Sooke Harbour Toastmasters member Peter Scott received the highest award in the international organization’s structure – Distinguished Toastmaster – at a special event Tuesday night.
It was a recognition eight years in the making.
A 2011 founding member of the now-defunct Metchosin club, Scott delivered more than 100 speeches and completed leadership assignments, including serving as the Sooke club’s coach for over a year.
The journey brought numerous intrinsic rewards, however.
“When I started, I had little ambition and even less idea how good or bad I was at presenting,” Scott said.
“I attempted a talk at a conference that flopped and someone in the audience was brutally kind enough to tell me that the delivery was awful. When I saw a Toastmasters club was meeting near me, I thought I’d give it a go, but I wasn’t expecting much – I thought they focused on after-dinner speeches, roasts, that sort of thing.”
Toastmasters turned out to be a transformational self-improvement organization as rich as, say, Dale Carnegie, but more affordable.
“I’m constantly impressed by how the Toastmasters process works regardless of an individual’s level of progress – you can have one person who’s just started out and another who’s an expert speaker, and both will learn something at the same meeting,” Scott said.
Originally planning to stay “just for a few months,” Scott has participated ever since.
Scott has now written a book about how we must adapt to the future and speaks on the topic regularly, including courses at the University of Victoria and Royal Roads.
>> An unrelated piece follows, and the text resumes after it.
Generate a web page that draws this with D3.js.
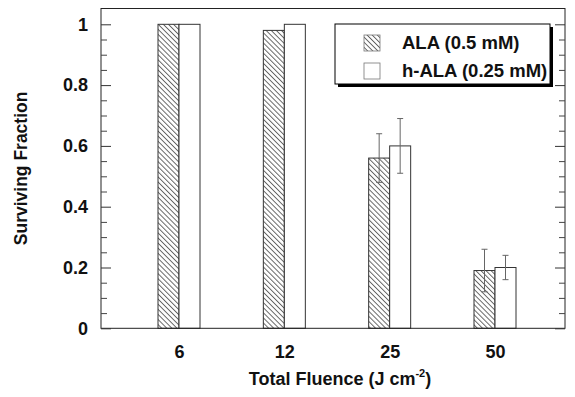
<!DOCTYPE html>
<html>
<head>
<meta charset="utf-8">
<script src="https://cdn.jsdelivr.net/npm/d3@7"></script>
<style>
  html, body { margin: 0; padding: 0; background: #fff; }
  text { font-family: "Liberation Sans", Arial, sans-serif; font-weight: bold; }
</style>
</head>
<body>
<div id="chart"></div>
<script>
// data
const fluences = ['6', '12', '25', '50'];
const seriesNames = ['ALA (0.5 mM)', 'h-ALA (0.25 mM)'];
const alaValues = [1.0, 0.98, 0.56, 0.19];
const alaErrors = [0, 0, 0.08, 0.07];
const hAlaValues = [1.0, 1.0, 0.60, 0.20];
const hAlaErrors = [0, 0, 0.09, 0.04];
const majorTicks = [0, 0.2, 0.4, 0.6, 0.8, 1];

const W = 575, H = 397;
const margin = {top: 8.5, right: 10, bottom: 68.7, left: 101};
const width = W - margin.left - margin.right;
const height = H - margin.top - margin.bottom;

const svg = d3.select('#chart').append('svg')
    .attr('width', W)
    .attr('height', H);

const defs = svg.append('defs');
defs.append('pattern')
    .attr('id', 'hatch')
    .attr('patternUnits', 'userSpaceOnUse')
    .attr('width', 3.6)
    .attr('height', 3.6)
    .attr('patternTransform', 'rotate(-45)')
    .append('line')
    .attr('x1', 0.5).attr('y1', 0)
    .attr('x2', 0.5).attr('y2', 3.6)
    .attr('stroke', '#444')
    .attr('stroke-width', 0.8);

const g = svg.append('g')
    .attr('transform', `translate(${margin.left},${margin.top})`);

const x = d3.scalePoint()
    .domain(fluences)
    .range([78, 394]);

const y = d3.scaleLinear()
    .domain([0, 1.052])
    .range([height, 0]);

const barW = 21;

// bars
const series = [
    {name: seriesNames[0], values: alaValues, errors: alaErrors, fill: 'url(#hatch)'},
    {name: seriesNames[1], values: hAlaValues, errors: hAlaErrors, fill: '#fff'}
];

series.forEach((s, si) => {
    const rows = fluences.map((f, i) => ({f, v: s.values[i], e: s.errors[i]}));
    const bx = d => x(d.f) - barW + si * barW;

    g.selectAll(`.bar${si}`)
        .data(rows)
        .enter()
        .append('rect')
        .attr('class', `bar${si}`)
        .attr('x', bx)
        .attr('y', d => y(d.v))
        .attr('width', barW)
        .attr('height', d => height - y(d.v))
        .attr('fill', s.fill)
        .attr('stroke', '#333')
        .attr('stroke-width', 1);

    const err = g.selectAll(`.err${si}`)
        .data(rows.filter(d => d.e > 0))
        .enter()
        .append('g')
        .attr('class', `err${si}`)
        .attr('stroke', '#666')
        .attr('stroke-width', 1);
    err.append('line')
        .attr('x1', d => bx(d) + barW / 2).attr('x2', d => bx(d) + barW / 2)
        .attr('y1', d => y(d.v + d.e)).attr('y2', d => y(d.v - d.e));
    [1, -1].forEach(sign => {
        err.append('line')
            .attr('x1', d => bx(d) + barW / 2 - 3).attr('x2', d => bx(d) + barW / 2 + 3)
            .attr('y1', d => y(d.v + sign * d.e)).attr('y2', d => y(d.v + sign * d.e));
    });
});

// frame
g.append('rect')
    .attr('width', width)
    .attr('height', height)
    .attr('fill', 'none')
    .attr('stroke', '#222')
    .attr('stroke-width', 1);

// ticks, inward on both sides
const minorTicks = d3.range(0, 1.001, 0.05).filter(t => !majorTicks.some(m => Math.abs(m - t) < 1e-6));

g.append('g')
    .call(d3.axisLeft(y).tickValues(minorTicks).tickSize(-6).tickFormat(''))
    .call(a => a.select('.domain').remove())
    .selectAll('line').attr('stroke', '#444');
g.append('g')
    .call(d3.axisLeft(y).tickValues(majorTicks).tickSize(-10).tickPadding(13)
        .tickFormat(d => d === 0 || d === 1 ? d3.format('d')(d) : d3.format('.1f')(d)))
    .call(a => a.select('.domain').remove())
    .call(a => a.selectAll('line').attr('stroke', '#333'))
    .selectAll('text')
    .attr('font-size', '18px')
    .attr('fill', '#111');

g.append('g')
    .attr('transform', `translate(${width},0)`)
    .call(d3.axisRight(y).tickValues(minorTicks).tickSize(-6).tickFormat(''))
    .call(a => a.select('.domain').remove())
    .selectAll('line').attr('stroke', '#444');
g.append('g')
    .attr('transform', `translate(${width},0)`)
    .call(d3.axisRight(y).tickValues(majorTicks).tickSize(-10).tickFormat(''))
    .call(a => a.select('.domain').remove())
    .selectAll('line').attr('stroke', '#333');

// category labels
g.append('g')
    .attr('transform', `translate(0,${height})`)
    .call(d3.axisBottom(x).tickSize(0).tickPadding(17))
    .call(a => a.select('.domain').remove())
    .selectAll('text')
    .attr('font-size', '18px')
    .attr('fill', '#111');

// axis titles
const xTitle = svg.append('text')
    .attr('x', 340)
    .attr('y', 385)
    .attr('text-anchor', 'middle')
    .attr('font-size', '18px')
    .attr('fill', '#111');
xTitle.append('tspan').text('Total Fluence (J cm');
xTitle.append('tspan').attr('font-size', '11px').attr('dy', -8).text('-2');
xTitle.append('tspan').attr('dy', 8).text(')');

svg.append('text')
    .attr('transform', `translate(27,${margin.top + height / 2}) rotate(-90)`)
    .attr('text-anchor', 'middle')
    .attr('font-size', '17.5px')
    .attr('fill', '#111')
    .text('Surviving Fraction');

// legend
const legend = svg.append('g').attr('transform', 'translate(335,24)');
legend.append('rect')
    .attr('x', 3).attr('y', 3)
    .attr('width', 215).attr('height', 60)
    .attr('fill', '#000');
legend.append('rect')
    .attr('width', 215).attr('height', 60)
    .attr('fill', '#fff')
    .attr('stroke', '#000')
    .attr('stroke-width', 1);

const legendItems = legend.selectAll('.item')
    .data(series)
    .enter()
    .append('g')
    .attr('class', 'item')
    .attr('transform', (d, i) => `translate(0,${i * 28})`);
legendItems.append('rect')
    .attr('x', 29).attr('y', 11)
    .attr('width', 16).attr('height', 16)
    .attr('fill', d => d.fill)
    .attr('stroke', '#777')
    .attr('stroke-width', 0.8);
legendItems.append('text')
    .attr('x', 67).attr('y', 25)
    .attr('font-size', '18.5px')
    .attr('fill', '#111')
    .text(d => d.name);
</script>
</body>
</html>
He will address a working group in Britain’s House of Lords this November.
“There’s no way prior to Toastmasters that I could have imagined myself doing such a thing,” he said.
At the same meeting area director Karen Hall was presented the club with the President’s Distinguished Award, the highest level of recognition, for its members’ achievements in educational progress and membership growth.
“We have an eclectic mix of people in our club,” said Marlene Barry, club president.
“We all bring skills and challenges to the table. We have a lot of fun while learning and encouraging each other.”
Toastmasters is in nearly 150 countries and has nearly 400,000 members.
Sooke Harbour Toastmasters meets Tuesday nights, 7 to 8:30 p.m., in the assisted community living room at Ayre Manor, 6754 Ayre Rd.